Dozens of union members picketed Larry H. Miller Chevrolet Friday to protest the use of out-of-state contractors, workers and suppliers in the construction of the Utah Jazz's new arena.
"The whole idea of being here today was we've made every effort to contact Mr. Miller and he hasn't talked to us so we came down to his place. But I understand he's in Japan today," said Steve Richins, secretary/trea-surer of the Utah Building and Construction Trades Council. Miller is in Tokyo with the Utah Jazz for a pair of games against the Phoenix Suns, the team's season opener."He's (Miller) tried to make it a union/non-union issue and it's not that. Our only complaint is the (use of) out-of-state workers," he said. Union officials estimate 100 to 150 workers of the 250 employed at the site are from out-of-state.
"That's not true. All of the subcontractors are local and the general contractor is a joint venture between Ohbayashi (Construction of Japan) and Sahara Construction, which is local," said Clark Whitworth, chief financial officer of Miller's auto conglomerate. "I have the numbers right here in front of me. The out-of-state numbers are less than 10 percent."

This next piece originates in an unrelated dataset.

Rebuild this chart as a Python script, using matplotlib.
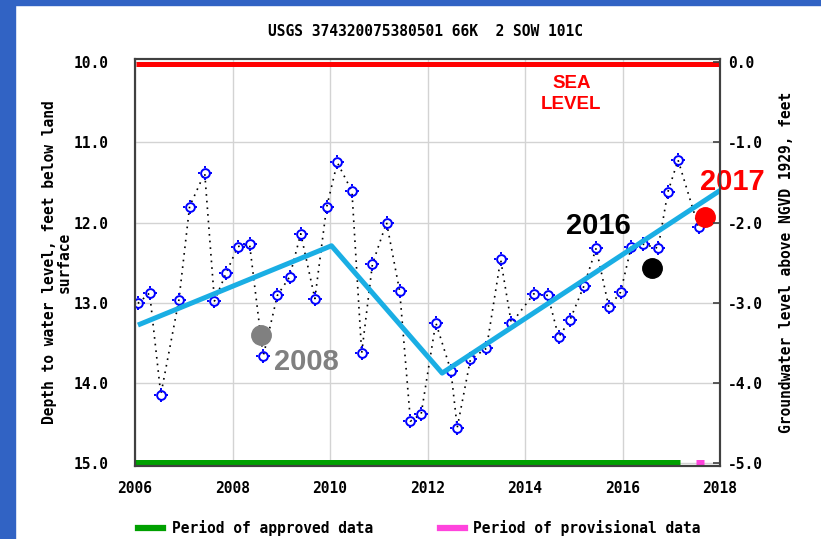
import matplotlib
matplotlib.use('Agg')
import matplotlib.pyplot as plt
from matplotlib.path import Path
from matplotlib.patches import Rectangle
from matplotlib.lines import Line2D
from matplotlib.ticker import FormatStrFormatter

plt.rcParams['axes.unicode_minus'] = False

# Quarterly depth-to-water readings (decimal year, feet below land surface)
years = [2006.06, 2006.30, 2006.53, 2006.90, 2007.12, 2007.43, 2007.63, 2007.87,
         2008.11, 2008.35, 2008.63, 2008.92, 2009.17, 2009.40, 2009.69, 2009.93,
         2010.15, 2010.45, 2010.65, 2010.87, 2011.16, 2011.43, 2011.65, 2011.87,
         2012.17, 2012.48, 2012.61, 2012.88, 2013.21, 2013.50, 2013.72, 2014.18,
         2014.47, 2014.69, 2014.92, 2015.21, 2015.46, 2015.72, 2015.96, 2016.18,
         2016.42, 2016.73, 2016.93, 2017.14, 2017.56]
depth = [13.01, 12.88, 14.15, 12.97, 11.80, 11.38, 12.98, 12.63,
         12.30, 12.27, 13.67, 12.91, 12.68, 12.14, 12.95, 11.81,
         11.25, 11.61, 13.63, 12.52, 12.00, 12.86, 14.48, 14.39,
         13.25, 13.85, 14.56, 13.71, 13.57, 12.46, 13.26, 12.89,
         12.91, 13.43, 13.22, 12.79, 12.32, 13.06, 12.87, 12.30,
         12.27, 12.32, 11.62, 11.22, 12.06]

# hand-drawn trend segments
trend_x = [2006.06, 2010.03, 2012.30, 2018.0]
trend_y = [13.28, 12.29, 13.88, 11.60]

# highlighted years
hl_x = [2008.59, 2016.61, 2017.70]
hl_y = [13.40, 12.57, 11.93]
hl_colors = ['#808080', '#000000', '#ff0000']
hl_labels = ['2008', '2016', '2017']
hl_label_x = [2009.52, 2015.50, 2018.25]
hl_label_y = [13.74, 12.04, 11.49]

sea_level_depth = 10.0
approved_period = [2006.0, 2017.17]
provisional_period = [2017.50, 2017.67]

mono = 'DejaVu Sans Mono'

fig = plt.figure(figsize=(8.21, 5.39), dpi=100)
ax = fig.add_axes([135 / 821, 1 - 466 / 539, 585 / 821, 407 / 539])

# blue page border
fig.add_artist(Rectangle((0, 0), 15 / 821, 1, transform=fig.transFigure,
                         color='#3163c4', zorder=0))
fig.add_artist(Rectangle((0, 1 - 5 / 539), 1, 5 / 539, transform=fig.transFigure,
                         color='#3163c4', zorder=0))

# short ticks around each circle marker
tick_len = 0.3
ticks = Path([(0, 1 - tick_len), (0, 1), (0, tick_len - 1), (0, -1),
              (1 - tick_len, 0), (1, 0), (tick_len - 1, 0), (-1, 0)],
             [Path.MOVETO, Path.LINETO] * 4)

ax.plot(years, depth, color='black', lw=1.2, ls=(0, (1, 3)), zorder=3)
ax.plot(years, depth, ls='none', marker='o', ms=6.3, mfc='none', mec='#0000ff',
        mew=1.4, zorder=4)
ax.plot(years, depth, ls='none', marker=ticks, ms=9.5, mec='#0000ff',
        mew=1.4, zorder=4)

ax.plot(trend_x, trend_y, color='#1aaee4', lw=3.6, zorder=5, solid_capstyle='butt')

ax.plot([2006.02, 2018], [sea_level_depth + 0.025] * 2, color='#ff0000', lw=3.6, zorder=2,
        solid_capstyle='butt')
ax.text(2014.95, 10.39, 'SEA\nLEVEL', color='#ff0000', fontsize=13.5, fontweight='bold',
        family='Liberation Sans', ha='center', va='center', linespacing=1.3)

ax.plot(approved_period, [14.99, 14.99], color='#00a000', lw=3.6, zorder=2,
        solid_capstyle='butt')
ax.plot(provisional_period, [14.99, 14.99], color='#ff44dd', lw=3.6, zorder=2,
        solid_capstyle='butt')

for x, y, c in zip(hl_x, hl_y, hl_colors):
    ax.plot(x, y, 'o', color=c, ms=14, zorder=6, clip_on=False)
for x, y, t, c in zip(hl_label_x, hl_label_y, hl_labels, hl_colors):
    ax.text(x, y, t, color=c, fontsize=21, fontweight='bold', family='Liberation Sans',
            ha='center', va='center', zorder=7, clip_on=False)

ax.set_xlim(2006, 2018)
ax.set_ylim(15.04, 9.958)
ax.set_xticks(range(2006, 2019, 2))
ax.set_yticks([10, 11, 12, 13, 14, 15])
ax.yaxis.set_major_formatter(FormatStrFormatter('%.1f'))
ax.grid(True, color='#d3d3d3', lw=1)
ax.set_axisbelow(True)
ax.tick_params(axis='both', length=0, labelsize=10.5)
ax.tick_params(axis='x', pad=11)
ax.tick_params(axis='y', pad=19)
for lab in ax.get_xticklabels() + ax.get_yticklabels():
    lab.set_family(mono)
    lab.set_fontweight('bold')
for sp in ax.spines.values():
    sp.set_color('#404040')
    sp.set_linewidth(1.5)

ax.set_ylabel('Depth to water level, feet below land\nsurface', family=mono,
              fontweight='bold', fontsize=10.5, linespacing=1.0, labelpad=1)

ax2 = ax.twinx()
ax2.set_ylim(sea_level_depth - 15.04, sea_level_depth - 9.958)
ax2.set_yticks([0, -1, -2, -3, -4, -5])
ax2.yaxis.set_major_formatter(FormatStrFormatter('%.1f'))
ax2.tick_params(axis='y', direction='in', length=5, width=1.2, color='#404040',
                labelsize=10.5, pad=6)
for lab in ax2.get_yticklabels():
    lab.set_family(mono)
    lab.set_fontweight('bold')
for sp in ax2.spines.values():
    sp.set_color('#404040')
    sp.set_linewidth(1.5)
ax2.set_ylabel('Groundwater level above NGVD 1929, feet', family=mono,
               fontweight='bold', fontsize=10.5, labelpad=11)

fig.text(425 / 821, 1 - 32 / 539, 'USGS 374320075380501 66K  2 SOW 101C', family=mono,
         fontweight='bold', fontsize=10.5, ha='center', va='center')

# legend row under the plot
ly = 1 - 528 / 539
fig.add_artist(Line2D([138 / 821, 163 / 821], [ly, ly], color='#00a000', lw=4.5,
                      transform=fig.transFigure))
fig.text(172 / 821, ly, 'Period of approved data', family=mono, fontweight='bold',
         fontsize=10.5, ha='left', va='center')
fig.add_artist(Line2D([440 / 821, 465 / 821], [ly, ly], color='#ff44dd', lw=4.5,
                      transform=fig.transFigure))
fig.text(473 / 821, ly, 'Period of provisional data', family=mono, fontweight='bold',
         fontsize=10.5, ha='left', va='center')

fig.savefig('out.png', dpi=100)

Richins said the union had attempted to meet with the Jazz owner on several occasions to discuss their concerns but he had not returned their telephone calls or letters.
Whitworth said he was confused by Friday's demonstration because Miller has said on several occasions that he wants Utahns to work on the $66 million project.
"Larry is so pro-Utah. I can't think of a man who's more pro-Utah, having been in on all the conversations (about the project) with him. He's insisted on keeping it in Utah," Whitworth said. "I'd put it up against any construction project in the state."
Union officials have been attempting to meet with Miller for 18 months but have been unsuccessful in scheduling a meeting with him. "When the project was announced, we offered some help on the funding of the new arena with union pension monies, but there was no response to that either," Richins said.